To increase the speed and sensitivity, the researchers added a 1-nm aluminum oxide layer and a 10-nm layer of a fullerene derivative, phenyl-C61-butyric acid methyl ester (PCBM), between the perovskite and the TiO2. Photodetectors typically have a small leakage current called the dark current, which flows even when no light is hitting the device. Suppressing the dark current is crucial for increasing sensitivity, Sargent says, and that’s exactly what the aluminum oxide and PCBM layers do. The materials block the dark current from reaching the electrodes but can allow the much higher photocurrent through. Both layers also keep defects in the TiO2 surface from trapping electrons, thus increasing the speed of the device.

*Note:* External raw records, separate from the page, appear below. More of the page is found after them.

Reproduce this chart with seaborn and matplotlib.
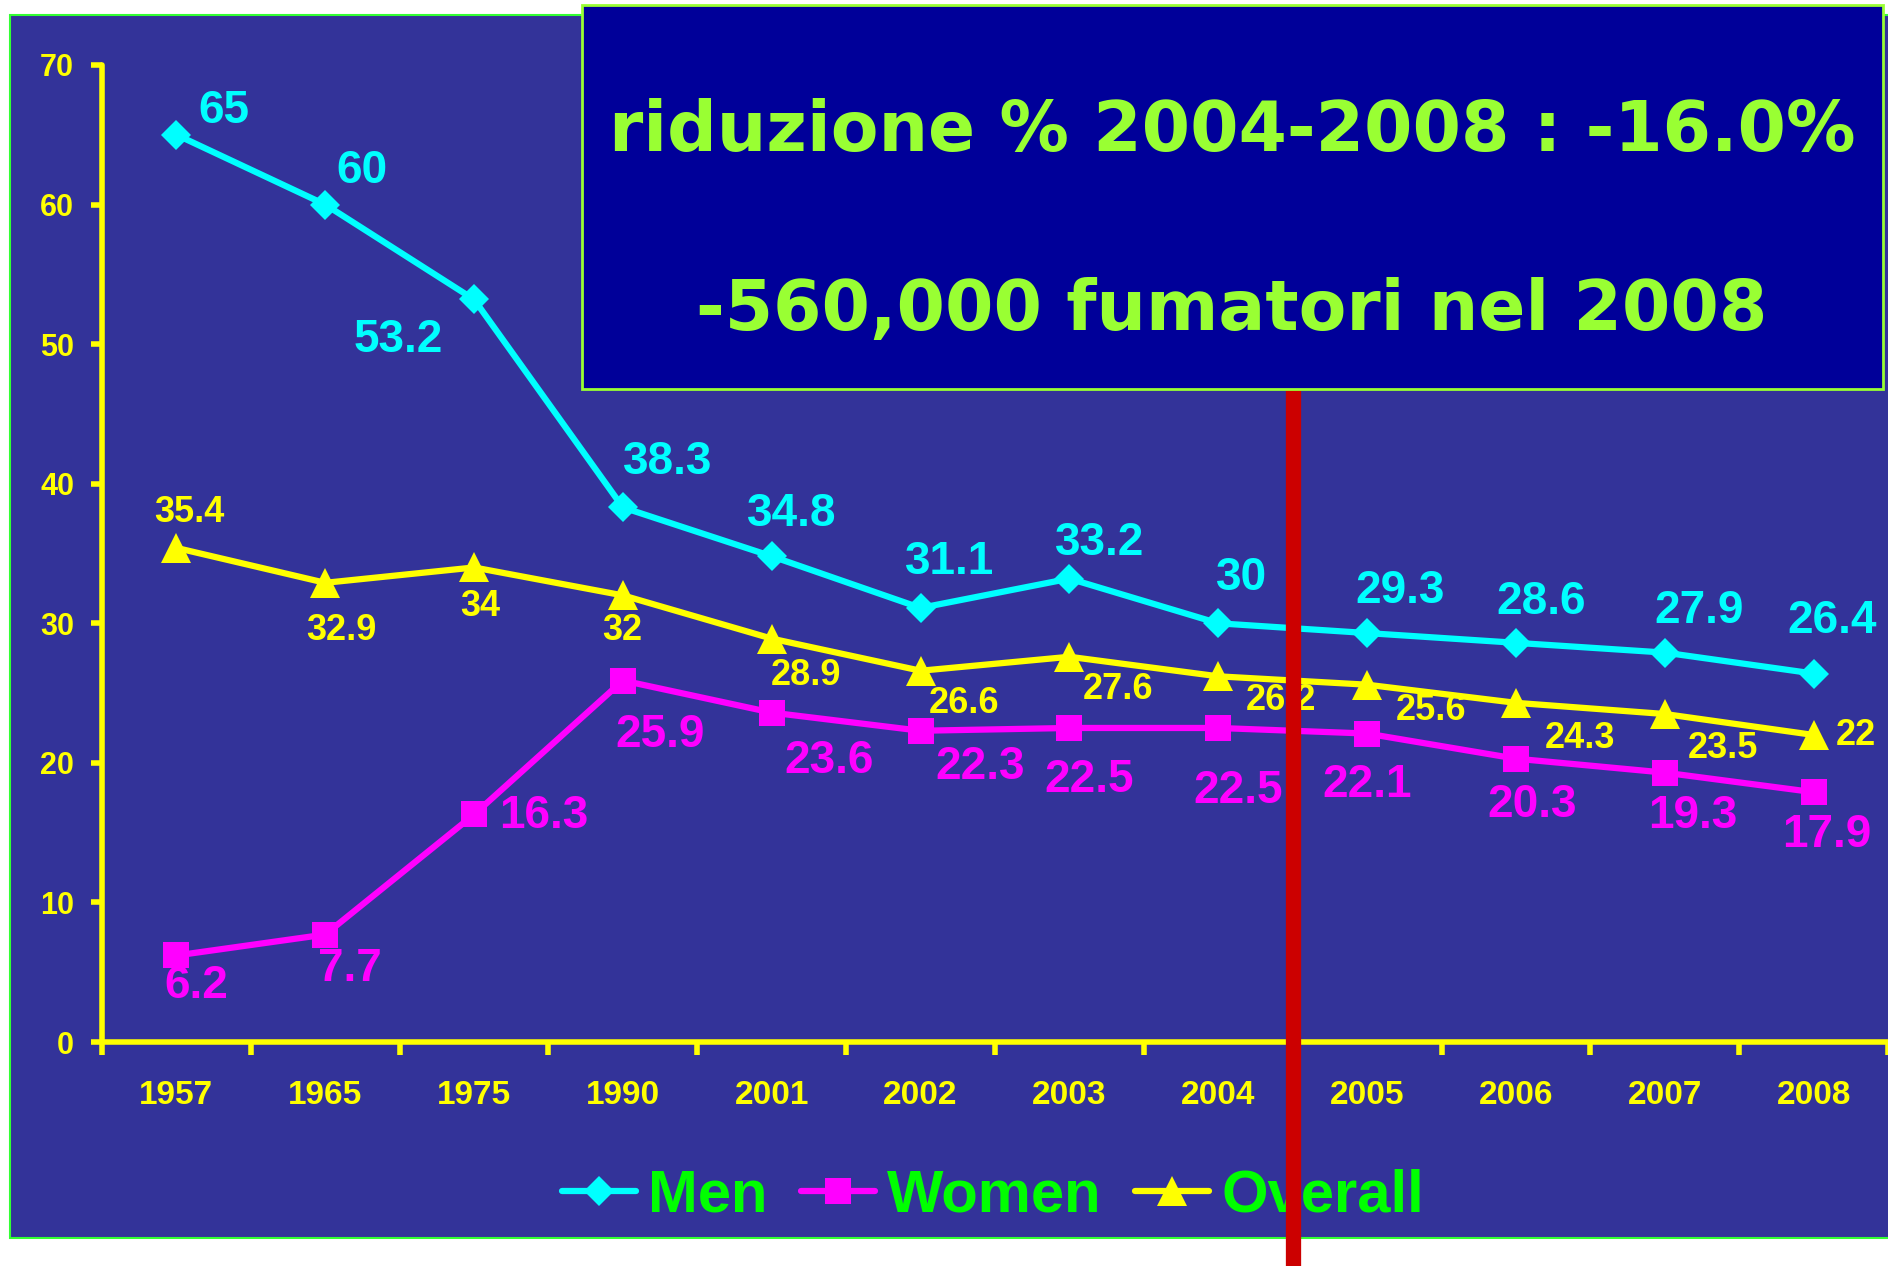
import matplotlib
matplotlib.use("Agg")
import matplotlib.pyplot as plt
import numpy as np
import pandas as pd
import seaborn as sns
from matplotlib.patches import Rectangle

years = ['1957', '1965', '1975', '1990', '2001', '2002',
         '2003', '2004', '2005', '2006', '2007', '2008']
men = [65, 60, 53.2, 38.3, 34.8, 31.1, 33.2, 30, 29.3, 28.6, 27.9, 26.4]
women = [6.2, 7.7, 16.3, 25.9, 23.6, 22.3, 22.5, 22.5, 22.1, 20.3, 19.3, 17.9]
overall = [35.4, 32.9, 34, 32, 28.9, 26.6, 27.6, 26.2, 25.6, 24.3, 23.5, 22]

box_line1 = 'riduzione % 2004-2008 : -16.0%'
box_line2 = '-560,000 fumatori nel 2008'

# label offsets in pixels (dx, dy), picked by eye from the slide
men_off = [(47, 24), (37, 34), (-76, -41), (45, 45), (20, 42), (29, 46),
           (30, 36), (23, 45), (33, 42), (25, 41), (34, 42), (19, 53)]
women_off = [(20, -31), (25, -34), (70, -2), (37, -54), (57, -48), (60, -36),
             (20, -52), (20, -63), (0, -51), (16, -46), (28, -43), (13, -43)]
overall_off = [(13, 35), (16, -48), (6, -39), (-1, -35), (34, -37), (43, -33),
               (49, -33), (63, -24), (64, -26), (64, -36), (58, -34), (42, -1)]

BG = '#333399'
YEL = '#FFFF00'
CYAN = '#00FFFF'
MAG = '#FF00FF'
LIME = '#00FF00'

sns.set_style('white')
plt.rcParams['font.family'] = ['Liberation Sans', 'DejaVu Sans']
plt.rcParams['font.weight'] = 'bold'

W, H = 1888, 1266
fig = plt.figure(figsize=(W / 100, H / 100), dpi=100)
fig.patch.set_facecolor('white')

# slide background
fig.patches.append(Rectangle((10 / W, 1 - 1238 / H), 1.0, (1238 - 15) / H,
                             transform=fig.transFigure, facecolor=BG,
                             edgecolor='#33FF33', lw=1.5, zorder=-1))

ax_l, ax_b = 102 / W, 1 - 1042 / H
ax_w, ax_h = 1786 / W, (1042 - 65) / H
ax = fig.add_axes([ax_l, ax_b, ax_w, ax_h])
ax.set_facecolor('none')

x = np.arange(len(years))
df = pd.DataFrame({'x': x, 'Men': men, 'Women': women, 'Overall': overall})

series = [('Men', CYAN, 'D', 15.5, men_off, 33),
          ('Women', MAG, 's', 19, women_off, 33),
          ('Overall', YEL, '^', 21, overall_off, 26)]

for name, col, mk, ms, offs, fs in series:
    sns.lineplot(data=df, x='x', y=name, ax=ax, color=col, lw=4.5, marker=mk,
                 markersize=ms, mec=col, mew=0, label=name, zorder=3)
    for xi, v, (dx, dy) in zip(x, df[name], offs):
        ax.annotate(f'{v:g}', (xi, v), xytext=(dx, dy), textcoords='offset pixels',
                    ha='center', va='center', color=col, fontsize=fs,
                    fontweight='bold', zorder=4)

ax.set_xlim(-0.5, len(years) - 0.5)
ax.set_ylim(0, 70)
ax.set_xlabel('')
ax.set_ylabel('')

for s in ['top', 'right']:
    ax.spines[s].set_visible(False)
for s in ['left', 'bottom']:
    ax.spines[s].set_color(YEL)
    ax.spines[s].set_linewidth(4)
    ax.spines[s].set_capstyle('round')

ax.set_yticks(range(0, 71, 10))
ax.tick_params(axis='y', colors=YEL, length=8, width=4, pad=12, labelsize=22,
               direction='out', left=True)
ax.set_xticks(x)
ax.set_xticklabels(years)
ax.tick_params(axis='x', which='major', colors=YEL, length=0, pad=27, labelsize=24)
ax.set_xticks(np.arange(-0.5, len(years), 1), minor=True)
ax.tick_params(axis='x', which='minor', colors=YEL, length=9, width=4,
               direction='out', bottom=True)
for lab in ax.get_xticklabels() + ax.get_yticklabels():
    lab.set_fontweight('bold')

leg = ax.legend(loc='center', bbox_to_anchor=(993 / W, 70 / H),
                bbox_transform=fig.transFigure, ncol=3, frameon=False,
                prop={'size': 43, 'weight': 'bold'}, labelcolor=LIME,
                handlelength=1.25, handletextpad=0.2, columnspacing=0.55,
                numpoints=1)

# text box at the top right
box_b, box_t = 1 - 389 / H, 1 - 5 / H
fig.patches.append(Rectangle((582 / W, box_b), (1883 - 582) / W, box_t - box_b,
                             transform=fig.transFigure, facecolor='#000099',
                             edgecolor='#99FF33', lw=2, zorder=1))
fig.text(1232 / W, 1 - 132 / H, box_line1, ha='center', va='center',
         color='#99FF33', fontsize=50, fontweight='bold', family='DejaVu Sans', zorder=2)
fig.text(1232 / W, 1 - 311 / H, box_line2, ha='center', va='center',
         color='#99FF33', fontsize=50, fontweight='bold', family='DejaVu Sans', zorder=2)

# red divider between 2004 and 2005
ymax = (box_b - ax_b) / ax_h
ymin = -ax_b / ax_h
ax.axvline(7.5, ymin=ymin, ymax=ymax, color='#CC0000', lw=11, clip_on=False, zorder=10)

fig.savefig('out.png', dpi=100)
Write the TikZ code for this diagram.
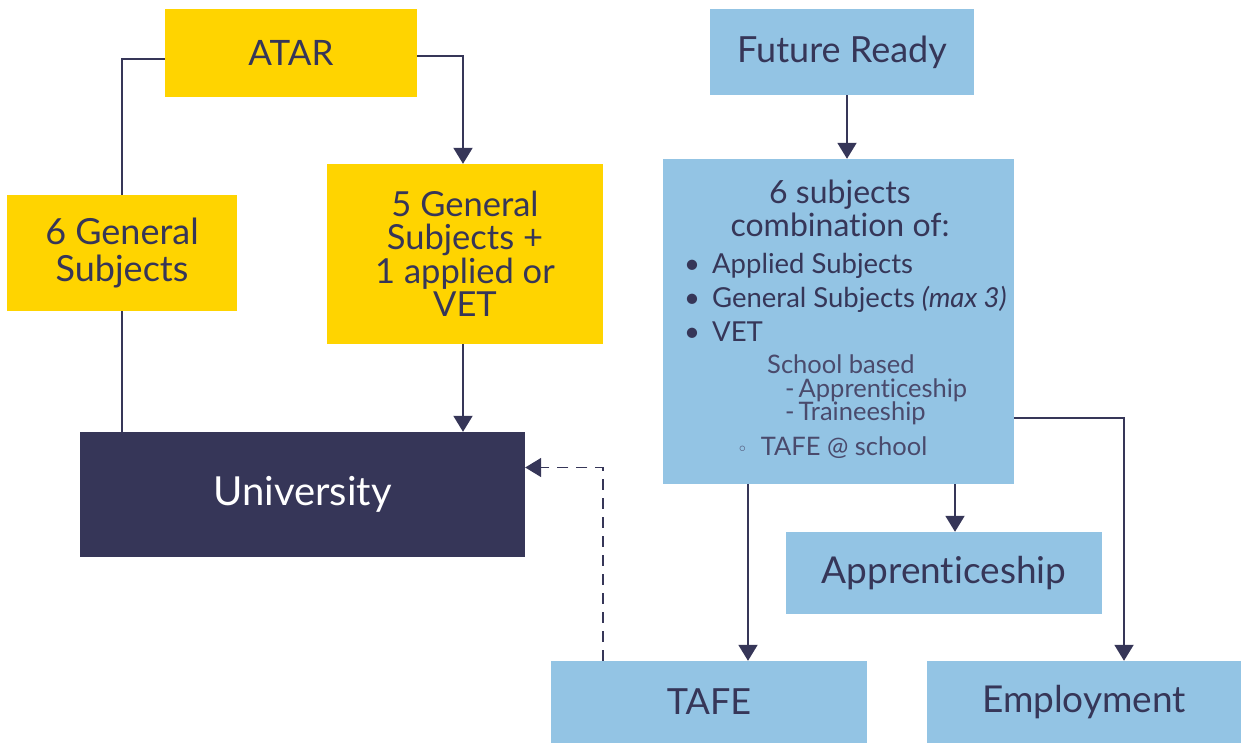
\documentclass[tikz,border=0pt]{standalone}
\usepackage{fontspec}
\setmainfont{Lato}[Ligatures=NoCommon]
\newfontfamily\symfont{DejaVu Sans}
\usetikzlibrary{arrows.meta}
\definecolor{atargold}{HTML}{FFD400}
\definecolor{readyblue}{HTML}{93C4E4}
\definecolor{uninavy}{HTML}{363658}
\definecolor{subgrey}{HTML}{4A4A6C}
\tikzset{
  box/.style={inner sep=0pt, align=center, text=uninavy,
    font=\fontsize{36}{37}\selectfont},
  goldbox/.style={box, fill=atargold},
  bluebox/.style={box, fill=readyblue},
  link/.style={draw=uninavy, line width=2pt},
  arrowlink/.style={link, -{Triangle[width=19pt,length=16pt]}},
  dashlink/.style={arrowlink, line width=1.6pt, dash pattern=on 11pt off 8pt},
  listtext/.style={inner sep=0pt, anchor=base west, text=uninavy,
    font=\fontsize{27.5}{32}\selectfont},
  subtext/.style={listtext, text=subgrey, font=\fontsize{25.5}{30}\selectfont},
}
\begin{document}
\begin{tikzpicture}[x=1pt, y=-1pt]
    \useasboundingbox (0,0) rectangle (1242,744);
    % ATAR side
    \node[goldbox, minimum width=252pt, minimum height=88pt,
      font=\fontsize{35}{37}\selectfont] (atar) at (291,53) {ATAR};
    \node[goldbox, minimum width=230pt, minimum height=116pt] (six) at (122,253) {6 General\\Subjects};
    \node[goldbox, minimum width=276pt, minimum height=180pt,
      font=\fontsize{34.5}{33.5}\selectfont] (five) at (465,254)
      {5 General\\Subjects +\\1 applied or\\VET};
    \node[box, fill=uninavy, text=white, minimum width=445pt, minimum height=125pt,
      font=\fontsize{40}{44}\selectfont] (uni) at (302.5,494.5) {University};
    % Future Ready side
    \node[bluebox, minimum width=264pt, minimum height=86pt] (ready) at (842,52) {Future Ready};
    \node[bluebox, minimum width=351pt, minimum height=325pt] (combo) at (838.5,321.5) {};
    \node[bluebox, minimum width=316pt, minimum height=82pt,
      font=\fontsize{37}{40}\selectfont] (appr) at (944,573) {Apprenticeship};
    \node[bluebox, minimum width=316pt, minimum height=82pt,
      font=\fontsize{36}{40}\selectfont] (tafe) at (709,702) {TAFE};
    \node[bluebox, minimum width=314pt, minimum height=82pt,
      font=\fontsize{37}{40}\selectfont] (employ) at (1084,702) {Employment};
    % inside the combination box
    \node[box, anchor=base, font=\fontsize{32}{33}\selectfont] (combotitle) at (840,236)
      {6 subjects\\combination of:};
    \node[listtext] (itemapplied) at (684,273) {•\hspace{12pt}Applied Subjects};
    \node[listtext] (itemgeneral) at (684,307) {•\hspace{12pt}General Subjects \textit{(max 3)}};
    \node[listtext] (itemvet) at (684,341) {•\hspace{12pt}VET};
    \node[subtext] (schoolbased) at (767,373) {School based};
    \node[subtext] (schoolappr) at (785,397) {-\hspace{4pt}Apprenticeship};
    \node[subtext] (schooltrain) at (785,420) {-\hspace{4pt}Traineeship};
    \node[subtext] (tafeschool) at (737,455) {{\symfont\fontsize{18}{20}\selectfont ◦}\hspace{13pt}TAFE @ school};
    % connectors
    \draw[link] ([yshift=-6pt]atar.west) -| (six.north);
    \draw[link] (six.south) -- (six.south |- uni.north);
    \draw[arrowlink] ([yshift=-3pt]atar.east) -| ([xshift=-2pt]five.north);
    \draw[arrowlink] ([xshift=-2pt]five.south) -- ([xshift=-2pt]five.south |- uni.north);
    \draw[dashlink] ([xshift=-106pt]tafe.north) |- ([yshift=27pt]uni.east);
    \draw[arrowlink] ([xshift=5pt]ready.south) -- ([xshift=5pt]ready.south |- combo.north);
    \draw[arrowlink] ([xshift=39pt]tafe.north |- combo.south) -- ([xshift=39pt]tafe.north);
    \draw[arrowlink] ([xshift=11pt]appr.north |- combo.south) -- ([xshift=11pt]appr.north);
    \draw[arrowlink] ([yshift=-96pt]combo.east) -| ([xshift=40pt]employ.north);
\end{tikzpicture}
\end{document}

The device has a sensitivity comparable to commercial silicon photodetectors. It’s also fast, generating current in response to light in 1 microsecond, and its performance does not degrade after being illuminated for a week.
“Further reducing the dark current, perhaps through engineering other interfaces or materials in the device, will allow for improved sensitivity values,” Sargent says.
The high response speed and stability reported by the researchers make this work “a significant advance for developing high-performance hybrid perovskite photodetectors,” says Yang Yang, a materials scientist at the University of California, Los Angeles. The sensitivity is already good for practical use, he says, but “the most critical thing is to make the device stable enough for at least several years.”